EXERCISE TASK: Give the number of lines that include the string "Convert", nothing more.

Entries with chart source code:
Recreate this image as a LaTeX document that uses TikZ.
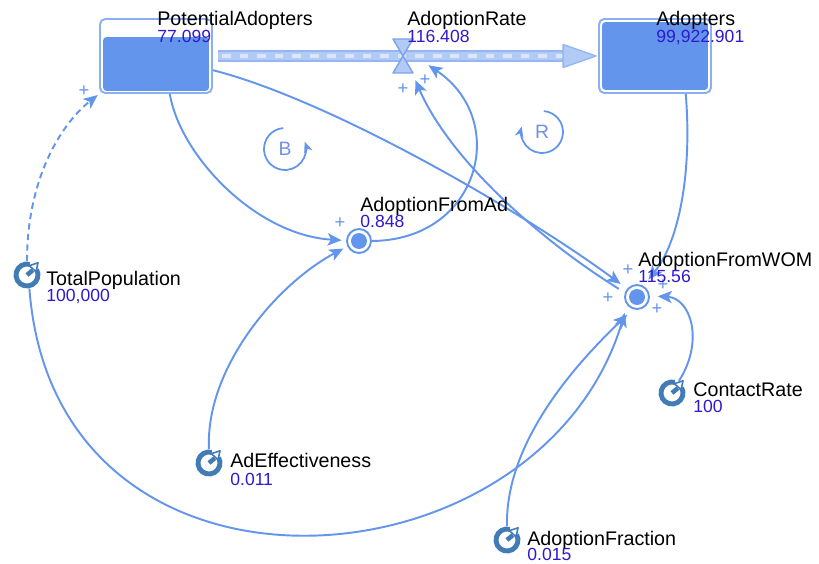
\documentclass[tikz,border=0pt]{standalone}
\usepackage{fontspec}
\setmainfont{Liberation Sans}
\usetikzlibrary{arrows.meta,positioning,calc}
\definecolor{linkblue}{RGB}{100,149,237}
\definecolor{stockedge}{RGB}{140,175,242}
\definecolor{pipeedge}{RGB}{150,182,240}
\definecolor{pipefill}{RGB}{178,202,246}
\definecolor{pipedash}{RGB}{220,230,251}
\definecolor{valveedge}{RGB}{125,160,235}
\definecolor{gaugeblue}{RGB}{66,124,182}
\definecolor{valblue}{RGB}{48,24,208}
\definecolor{loopblue}{RGB}{110,145,230}

% constant marker: open ring with a pointer
\newcommand{\gaugeicon}[1]{%
  \draw[gaugeblue, line width=2.8pt] ([shift={(75:0.22cm)}]#1.center) arc[start angle=75, end angle=390, radius=0.22cm];
  \draw[gaugeblue, line width=2.6pt] (#1.center) -- ([shift={(40:0.15cm)}]#1.center);
  \filldraw[fill=white, draw=gaugeblue, line width=0.9pt, line join=round]
    ($(#1.center)+(48:0.33cm)$) -- ($(#1.center)+(48:0.17cm)+(138:0.09cm)$) -- ($(#1.center)+(48:0.17cm)+(-42:0.09cm)$) -- cycle;
}

\begin{document}
\begin{tikzpicture}[x=0.02cm, y=-0.02cm,
  varname/.style={anchor=base west, inner sep=0pt, font=\fontsize{11.2}{12}\selectfont},
  varvalue/.style={anchor=base west, inner sep=0pt, text=valblue, font=\fontsize{10}{11}\selectfont},
  stockbox/.style={rectangle, draw=stockedge, line width=1.1pt, rounded corners=3pt, minimum width=2.24cm, minimum height=1.48cm, inner sep=0pt},
  auxvar/.style={circle, draw=linkblue, line width=1.1pt, minimum size=0.48cm, inner sep=0pt,
    path picture={\fill[linkblue] (path picture bounding box.center) circle[radius=0.16cm];}},
  constmark/.style={circle, minimum size=0.54cm, inner sep=0pt},
  linkarrow/.style={draw=linkblue, line width=1.1pt, -{Stealth[length=8pt,width=7pt,inset=2pt]}},
  polarity/.style={text=linkblue, inner sep=0pt, font=\fontsize{10.5}{10.5}\selectfont},
  loopsym/.style={text=loopblue, inner sep=0pt, font=\fontsize{11}{11}\selectfont},
  loopline/.style={draw=linkblue, line width=1pt, -{Stealth[length=6pt,width=5pt]}}
]
  \useasboundingbox (0,0) rectangle (819,564);

  % stocks
  \node[stockbox] (pot) at (156,56) {};
  \fill[linkblue, rounded corners=2pt] ([shift={(4,-3)}]pot.south west) rectangle ([shift={(-4,19)}]pot.north east);

  \node[stockbox] (adopters) at (655,56) {};
  \fill[linkblue, rounded corners=2pt] ([shift={(4,-4)}]adopters.south west) rectangle ([shift={(-4,4)}]adopters.north east);

  % flow pipe and valve
  \node[circle, minimum size=1.07cm, inner sep=0pt] (rate) at (403,56) {};
  \draw[pipeedge, line width=6.8pt] ([shift={(5,0)}]pot.east) -- ([shift={(-34,0)}]adopters.west);
  \draw[pipefill, line width=4.6pt] ([shift={(5,0)}]pot.east) -- ([shift={(-34,0)}]adopters.west);
  \draw[pipedash, line width=2.2pt, dash pattern=on 5pt off 5pt] ([shift={(9,0)}]pot.east) -- ([shift={(-34,0)}]adopters.west);
  \filldraw[fill=pipefill, draw=pipeedge, line width=0.8pt, line join=round]
    ([shift={(-35,-11.5)}]adopters.west) -- ([shift={(-2,0)}]adopters.west) -- ([shift={(-35,11.5)}]adopters.west) -- cycle;
  \filldraw[fill=pipefill, draw=valveedge, line width=0.8pt, line join=round]
    ([shift={(-10,-17)}]rate.center) -- ([shift={(10,-17)}]rate.center) -- ([shift={(-10,17)}]rate.center) -- ([shift={(10,17)}]rate.center) -- cycle;

  % variables
  \node[auxvar] (fromad) at (359,241) {};
  \node[auxvar] (fromwom) at (637,297) {};

  \node[constmark] (totpop) at (27,275) {};
  \node[constmark] (adeff) at (209,463) {};
  \node[constmark] (adfrac) at (507,540) {};
  \node[constmark] (contact) at (672,393) {};
  \gaugeicon{totpop}
  \gaugeicon{adeff}
  \gaugeicon{adfrac}
  \gaugeicon{contact}

  % links
  \draw[linkarrow, dash pattern=on 3.6pt off 2.4pt, shorten >=1pt] (totpop.north) .. controls (27,180) and (60,125) .. (pot.south west);
  \draw[linkarrow, shorten >=2.5pt] (pot.-70) .. controls (180,155) and (255,235) .. (fromad.178);
  \draw[linkarrow, shorten >=2.5pt] (adeff.north) .. controls (205,370) and (275,285) .. (fromad.205);
  \draw[linkarrow] (fromad.east) .. controls (480,240) and (510,120) .. (rate.-20);
  \draw[linkarrow, shorten <=4pt] (fromwom.160) .. controls (540,240) and (450,160) .. (rate.-63);
  \draw[linkarrow, shorten >=4.5pt] (pot.-14) .. controls (330,100) and (520,210) .. (fromwom.140);
  \draw[linkarrow, shorten >=4.5pt] (adopters.-51) .. controls (692,170) and (680,240) .. (fromwom.60);
  \draw[linkarrow, shorten >=4.5pt] (contact.60) .. controls (705,340) and (690,298) .. (fromwom.5);
  \draw[linkarrow, shorten >=4.5pt] (adfrac.north) .. controls (505,440) and (580,360) .. (fromwom.-108);
  \draw[linkarrow, shorten >=4.5pt] (totpop.-80) .. controls (55,630) and (540,595) .. (fromwom.-140);

  % link polarities
  \node[polarity] (p1) at (84,91) {+};
  \node[polarity] (p2) at (403,89) {+};
  \node[polarity] (p3) at (425,80) {+};
  \node[polarity] (p4) at (340,223) {+};
  \node[polarity] (p5) at (628,270) {+};
  \node[polarity] (p6) at (608,298) {+};
  \node[polarity] (p7) at (657,309) {+};
  \node[polarity] (p8) at (663,285) {+};

  % feedback loops
  \node[loopsym] (loopb) at (285,149) {B};
  \draw[loopline] ([shift={(95:0.42cm)}]loopb.center) arc[start angle=95, end angle=380, radius=0.42cm];
  \node[loopsym] (loopr) at (542,132) {R};
  \draw[loopline] ([shift={(85:0.42cm)}]loopr.center) arc[start angle=85, end angle=-195, radius=0.42cm];

  % names and values
  \node[varname] (potname) at (157,26) {PotentialAdopters};
  \node[varvalue] (potvalue) at (157,43) {77.099};
  \node[varname] (ratename) at (407,26) {AdoptionRate};
  \node[varvalue] (ratevalue) at (407,43) {116.408};
  \node[varname] (adoptname) at (656,26) {Adopters};
  \node[varvalue] (adoptvalue) at (656,43) {99,922.901};
  \node[varname] (fromadname) at (360,212) {AdoptionFromAd};
  \node[varvalue] (fromadvalue) at (360,228) {0.848};
  \node[varname] (fromwomname) at (638,267) {AdoptionFromWOM};
  \node[varvalue] (fromwomvalue) at (638,283) {115.56};
  \node[varname] (totpopname) at (46,286) {TotalPopulation};
  \node[varvalue] (totpopvalue) at (46,302) {100,000};
  \node[varname] (adeffname) at (230,468) {AdEffectiveness};
  \node[varvalue] (adeffvalue) at (230,485) {0.011};
  \node[varname] (adfracname) at (527,545) {AdoptionFraction};
  \node[varvalue] (adfracvalue) at (527,561) {0.015};
  \node[varname] (contactname) at (693,397) {ContactRate};
  \node[varvalue] (contactvalue) at (693,413) {100};

\end{tikzpicture}
\end{document}
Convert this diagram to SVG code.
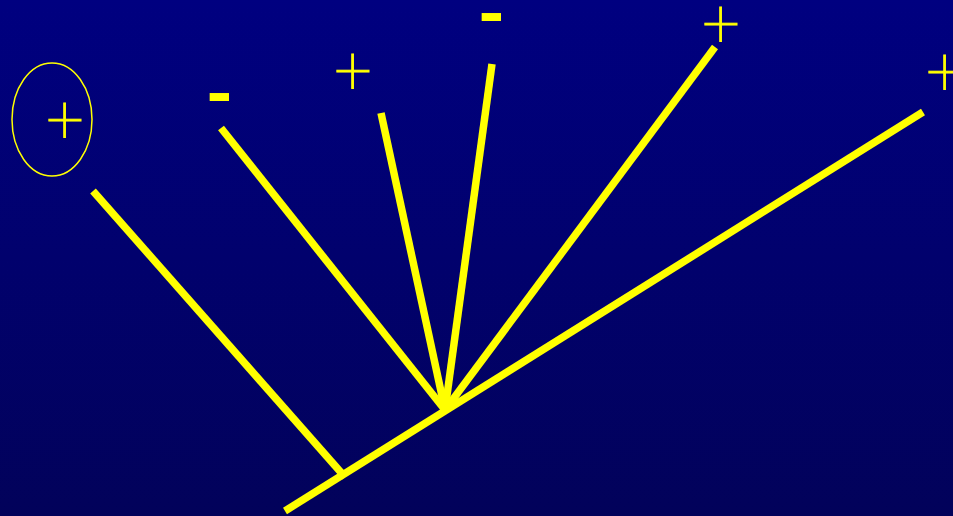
<svg xmlns="http://www.w3.org/2000/svg" width="953" height="516" viewBox="0 0 953 516">
<defs>
<linearGradient id="bg" x1="0" y1="0" x2="0" y2="1">
<stop offset="0" stop-color="#000080"/>
<stop offset="1" stop-color="#02025a"/>
</linearGradient>
<style>
.ray{stroke:#ffff00;stroke-width:7.5;fill:none;stroke-linecap:butt}
.plus{fill:#ffff00;stroke:#ffff00;stroke-width:0.9;font-family:Roboto,"DejaVu Sans",sans-serif;font-weight:100;font-size:66px;text-anchor:middle}
.minus{fill:#ffff00;font-family:"Liberation Sans",sans-serif;font-weight:bold;font-size:66px;text-anchor:middle}
</style>
</defs>
<rect width="953" height="516" fill="url(#bg)"/>
<g id="connectors">
<line class="ray" x1="285" y1="511" x2="923" y2="112"/>
<line class="ray" x1="93" y1="191" x2="345" y2="477"/>
<line class="ray" x1="221" y1="128" x2="445" y2="410"/>
<line class="ray" x1="381" y1="113" x2="445" y2="410"/>
<line class="ray" x1="492" y1="64" x2="445" y2="410"/>
<line class="ray" x1="715" y1="47" x2="445" y2="410"/>
</g>
<g id="circled-plus">
<ellipse cx="52" cy="119.5" rx="40" ry="56.5" fill="none" stroke="#ffff00" stroke-width="1.5"/>
<text class="plus" x="65" y="142">+</text>
</g>
<g id="minus1"><text class="minus" x="219.5" y="114" transform="translate(219.5 0) scale(1.15 1) translate(-219.5 0)">-</text></g>
<g id="plus2"><text class="plus" x="353" y="93">+</text></g>
<g id="minus2"><text class="minus" x="491.5" y="34" transform="translate(491.5 0) scale(1.15 1) translate(-491.5 0)">-</text></g>
<g id="plus3"><text class="plus" x="721" y="46">+</text></g>
<g id="plus4"><text class="plus" x="945" y="94">+</text></g>
</svg>
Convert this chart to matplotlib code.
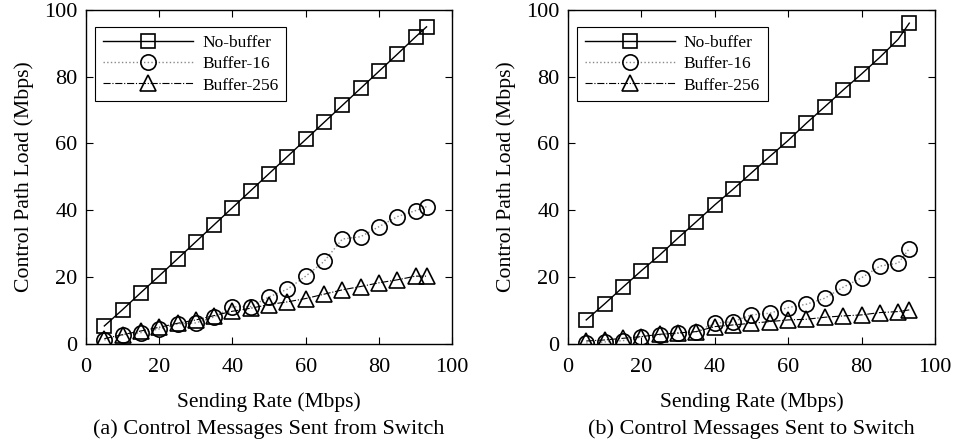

ANSWER TO THE PROBLEM: 2